Ground-state properties of Dipolar Bose polarons

TL;DR

This paper investigates the properties of dipolar Bose polarons, revealing how long-range dipolar interactions influence their energy and effective mass, with implications for experiments using magnetic atoms like Erbium or Dysprosium.

Contribution

It provides the first detailed analysis of dipolar effects on Bose polarons, including energy, mass, and residue calculations considering both contact and dipolar interactions.

Findings

Dipolar interactions can reverse the sign of polaron energy shifts.

Quantum fluctuations behave differently under dipolar interactions compared to pure contact.

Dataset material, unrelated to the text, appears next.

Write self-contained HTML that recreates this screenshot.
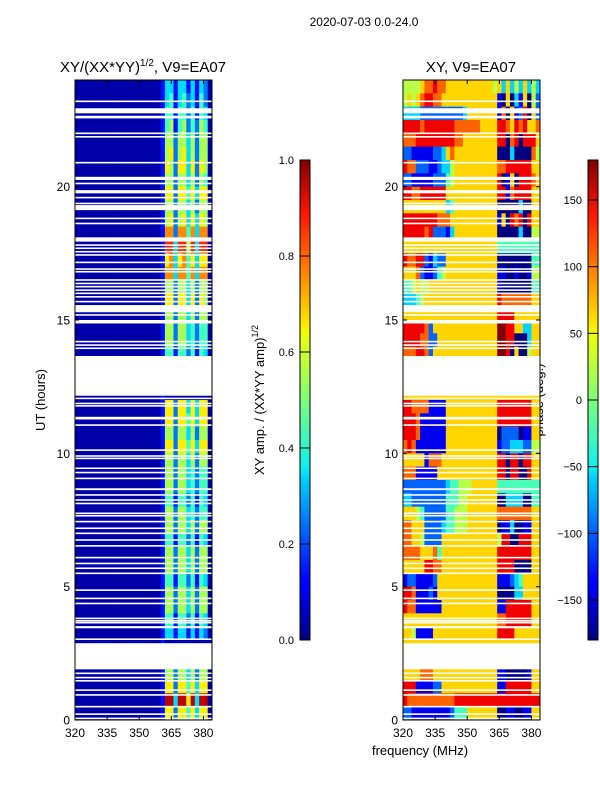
<!DOCTYPE html>
<html><head><meta charset="utf-8">
<style>
html,body{margin:0;padding:0;background:#fff;}
svg{display:block;font-family:"Liberation Sans","DejaVu Sans",sans-serif;}
</style></head>
<body>
<svg id="fig" width="600" height="800" viewBox="0 0 600 800" xmlns="http://www.w3.org/2000/svg">
<defs>
<linearGradient id="jet" x1="0" y1="1" x2="0" y2="0">
<stop offset="0" stop-color="#00007f"/><stop offset="0.11" stop-color="#0000ff"/>
<stop offset="0.125" stop-color="#0000ff"/><stop offset="0.34" stop-color="#00d4ff"/>
<stop offset="0.36" stop-color="#0ff0ee"/><stop offset="0.5" stop-color="#7dff7a"/>
<stop offset="0.64" stop-color="#f0ff07"/><stop offset="0.66" stop-color="#ffe500"/>
<stop offset="0.89" stop-color="#ff1400"/><stop offset="1" stop-color="#7f0000"/>
</linearGradient>
</defs>
<text x="364" y="26" font-size="12" text-anchor="middle">2020-07-03 0.0-24.0</text>
<text x="143" y="72" font-size="15" text-anchor="middle">XY/(XX*YY)<tspan font-size="10" dy="-6">1/2</tspan><tspan dy="6">, V9=EA07</tspan></text>
<text x="471" y="72" font-size="15" text-anchor="middle">XY, V9=EA07</text>
<text transform="translate(45,400) rotate(-90)" font-size="13" text-anchor="middle">UT (hours)</text>
<text x="420" y="755" font-size="13" text-anchor="middle">frequency (MHz)</text>
<text transform="translate(264,400) rotate(-90)" font-size="13" text-anchor="middle">XY amp. / (XX*YY amp)<tspan font-size="9" dy="-6">1/2</tspan></text>
<text transform="translate(543,400) rotate(-90)" font-size="13" text-anchor="middle">phase (deg.)</text>
<g id="left"></g>
<g id="right"></g>
<g id="axes"></g>
</svg>
<script>
// ---- data ----
const hours = [0, 24];
const freqRange = [320, 384];
const freqTicks = [320, 335, 350, 365, 380];
const timeTicks = [0, 5, 10, 15, 20];
const ampTicks = [0.0, 0.2, 0.4, 0.6, 0.8, 1.0];
const phaseTicks = [-150, -100, -50, 0, 50, 100, 150];
const P = "000000000000000000001";
// amplitude codes (d -> 0.04 + 0.1*d), rows top (23.5-24h) to bottom (0-0.5h), 2 MHz channels
const ampRows = [
P+"33133131320",P+"34134231420",P+"44144241430",P+"45145242540",P+"55255352550",P+"56256352550",
P+"65266362650",P+"55255352540",P+"66266463660",P+"55255352550",P+"56256363650",P+"77277473770",
P+"88388583880",P+"67367463660",P+"77377473770",P+"55255352550",P+"66266362650",P+"55255352550",
P+"55255342440",P+"55255342440",P+"44144241430",P+"00000000000",P+"00000000000",P+"00000000000",
P+"66266363660",P+"66266463660",P+"55255352550",P+"66266463660",P+"55255352550",P+"55255342440",
P+"55255342440",P+"44144241430",P+"55255342440",P+"55255352550",P+"44144241430",P+"55255352550",
P+"55255352550",P+"44144241430",P+"55255352550",P+"55255352550",P+"44144241430",P+"33133131320",
P+"00000000000",P+"00000000000",P+"55255352550",P+"66266463660",P+"99399693990",P+"66266463660"
];
// phase codes (d -> -180 + 40*d)
const phaseRows = [
"55556778776666666666656363536353","56567887766666666666661060316052","33332222222222366666661706128062",
"88887888888877777766668876878667","77788888888877666666668807808886","22111112236766666666660003000075",
"87722211233566666666667788888866","22111112224566666666668016088876","88778888886666666666668817888866",
"66666666663466666666660000030066","88888888777666666666661608780866","88888782221366666666660000030055",
"66666666666666666666664444444444","87788213226666666666660000000044","66672112456666666666661100100155",
"44565566666666666666661000000044","33345666666666666666668777777766","66666666666666666666668888666666",
"88888726666666666666669988663366","88887722666666666666669988000366","77788726666666666666669980600566",
"66666666666666666666666666666666","66666666666666666666666666666666","66666666666666666666666666666666",
"88777711116666666666668888888866","88871111116666666666668888888866","88871111116666666666660222201166",
"78711111116666666666661223332255","66666177766666666666668808808866","77711111666666666666668808800866",
"22222222223445556666664444444444","33222222224445566666660033330044","66654222224455566666667777777766",
"77666222234455566666660113001166","77665222266666666666665880088866","77776667466666666666668888888866",
"66666887766666666666668888000066","12211112666666666666661112346666","88711121666666666666660000336666",
"87711111166666666666661188888866","66666666666666666666667788888866","66511116666666666666668888666666",
"66666666666666666666666666666666","66666666666666666666666666666666","66667776666666666666661100000166",
"88811112266666666666661188888866","87777777777788888888888888888888","22111111111244466666660011001166"
];
// flagged (blank) time intervals in hours [start, end]
const gaps = [[23.17,23.23],[22.75,22.94],[22.56,22.66],[21.97,22.03],[21.84,21.9],[20.87,20.93],[20.25,20.37],
[20.09,20.15],[19.75,19.87],[19.56,19.62],[19.34,19.4],[19.12,19.31],[18.78,18.84],[18.59,18.65],[17.94,18.1],
[17.78,17.84],[17.66,17.72],[17.53,17.59],[17.41,17.47],[17.13,17.19],[16.88,16.94],[16.78,16.84],[16.47,16.53],
[16.34,16.4],[16.22,16.28],[16.09,16.15],[15.97,16.03],[15.84,15.9],[15.66,15.72],[15.29,15.56],[15.16,15.22],
[14.87,15.0],[14.16,14.22],[14.03,14.09],[13.91,13.97],[12.16,13.65],[12.03,12.09],[11.84,11.9],[11.75,11.81],
[11.27,11.37],[11.03,11.09],[10.09,10.15],[9.87,9.93],[9.78,9.84],[9.41,9.47],[9.25,9.31],[9.03,9.09],[8.62,8.69],
[8.41,8.47],[8.22,8.28],[8.09,8.15],[7.72,7.78],[7.63,7.69],[7.41,7.47],[7.16,7.22],[6.97,7.03],[6.72,6.78],
[6.5,6.56],[6.06,6.12],[5.84,5.9],[5.66,5.72],[5.47,5.53],[4.84,4.9],[4.53,4.59],[4.34,4.4],[3.78,3.84],
[3.69,3.75],[3.62,3.68],[3.44,3.52],[3.0,3.06],[1.9,2.88],[1.72,1.78],[1.56,1.62],[1.44,1.5],[1.09,1.15],
[0.91,0.97],[0.47,0.53],[0.19,0.25],[0.03,0.09]
];
// ---- rendering ----
const NS = "http://www.w3.org/2000/svg";
const panels = {left:{x0:75,x1:212}, right:{x0:403,x1:540}};
const Y0 = 720, Y1 = 80;
function yScale(h){ return Y0 - (h - hours[0]) / (hours[1] - hours[0]) * (Y0 - Y1); }
function xScale(p, f){ return p.x0 + (f - freqRange[0]) / (freqRange[1] - freqRange[0]) * (p.x1 - p.x0); }
function jet(v){
  v = Math.max(0, Math.min(1, v));
  const r = Math.max(0, Math.min(1, 1.5 - Math.abs(4*v - 3)));
  const g = Math.max(0, Math.min(1, 1.5 - Math.abs(4*v - 2)));
  const b = Math.max(0, Math.min(1, 1.5 - Math.abs(4*v - 1)));
  return "rgb(" + Math.round(r*255) + "," + Math.round(g*255) + "," + Math.round(b*255) + ")";
}
function mk(tag, attrs, parent){
  const e = document.createElementNS(NS, tag);
  for (const k in attrs) e.setAttribute(k, attrs[k]);
  parent.appendChild(e); return e;
}
function drawHeat(gid, p, rows, toNorm){
  const g = document.getElementById(gid);
  const nr = rows.length, dh = (hours[1] - hours[0]) / nr;
  rows.forEach((row, i) => {
    const hTop = hours[1] - i*dh, hBot = hTop - dh;
    const nc = row.length, df = (freqRange[1] - freqRange[0]) / nc;
    for (let j = 0; j < nc; j++){
      const xa = xScale(p, freqRange[0] + j*df), xb = xScale(p, freqRange[0] + (j+1)*df);
      const c = mk("rect", {x:xa, y:yScale(hTop), width:xb - xa + 0.4, height:yScale(hBot) - yScale(hTop) + 0.4,
        fill: jet(toNorm(+row[j]))}, g);
      
      
    }
  });
  gaps.forEach(gp => {
    const r = mk("rect", {x:p.x0, y:yScale(gp[1]), width:p.x1 - p.x0, height:Math.max(1.3, yScale(gp[0]) - yScale(gp[1])), fill:"#fff"}, g);
    
    
  });
}
drawHeat("left", panels.left, ampRows, d => 0.04 + 0.1*d);
drawHeat("right", panels.right, phaseRows, d => ((-180 + 40*d) + 180) / 360);

const ax = document.getElementById("axes");
["left","right"].forEach(k => {
  const p = panels[k];
  const fr = mk("rect", {x:p.x0, y:Y1, width:p.x1 - p.x0, height:Y0 - Y1, fill:"none", stroke:"#000", "stroke-width":1}, ax);
  
  
  timeTicks.forEach(t => {
    const y = yScale(t);
    mk("line", {x1:p.x0, x2:p.x0 + 4, y1:y, y2:y, stroke:"#000"}, ax);
    mk("line", {x1:p.x1, x2:p.x1 - 4, y1:y, y2:y, stroke:"#000"}, ax);
    const tl = mk("text", {x:p.x0 - 5, y:y + 4.5, "font-size":12, "text-anchor":"end"}, ax);
    tl.textContent = String(t);
    
    
  });
  freqTicks.forEach(f => {
    const x = xScale(p, f);
    mk("line", {x1:x, x2:x, y1:Y0, y2:Y0 - 4, stroke:"#000"}, ax);
    mk("line", {x1:x, x2:x, y1:Y1, y2:Y1 + 4, stroke:"#000"}, ax);
    const tl = mk("text", {x:x, y:Y0 + 17, "font-size":12, "text-anchor":"middle"}, ax);
    tl.textContent = String(f);
    
    
  });
});
// colorbars
const CB0 = 640, CB1 = 160;
function drawCbar(x, name, ticks, lo, hi, fmt){
  const r = mk("rect", {x:x, y:CB1, width:10, height:CB0 - CB1, fill:"url(#jet)", stroke:"#000", "stroke-width":1}, ax);
  
  
  ticks.forEach(t => {
    const y = CB0 - (t - lo) / (hi - lo) * (CB0 - CB1);
    mk("line", {x1:x, x2:x + 10, y1:y, y2:y, stroke:"#000"}, ax);
    const tl = mk("text", {x:x - 6, y:y + 4, "font-size":11, "text-anchor":"end"}, ax);
    tl.textContent = fmt(t);
    
    
  });
}
drawCbar(300, "amp-colorbar", ampTicks, 0, 1, t => t.toFixed(1));
drawCbar(588, "phase-colorbar", phaseTicks, -180, 180, t => t < 0 ? "\u2212" + (-t) : String(t));
</script>
</body></html>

Results are experimentally accessible with current ultracold atomic gases.

Abstract

We consider a quantum impurity immersed in a dipolar Bose Einstein condensate and study the properties of the emerging polaron. We calculate the energy, effective mass and quasi-particle residue of the dipolar polaron and investigate their behaviour with respect to the strength of zero-range contact and a long-range dipolar interactions among the condensate atoms and with the impurity. While quantum fluctuations in the case of pure contact interactions typically lead to an increase of the polaron energy, dipole-dipole interactions are shown to cause a sign reversal. The described signatures of dipolar interactions are shown to be observable with current experimental capabilities based on quantum gases of atoms with large magnetic dipole moments such as Erbium or Dysprosium condensates.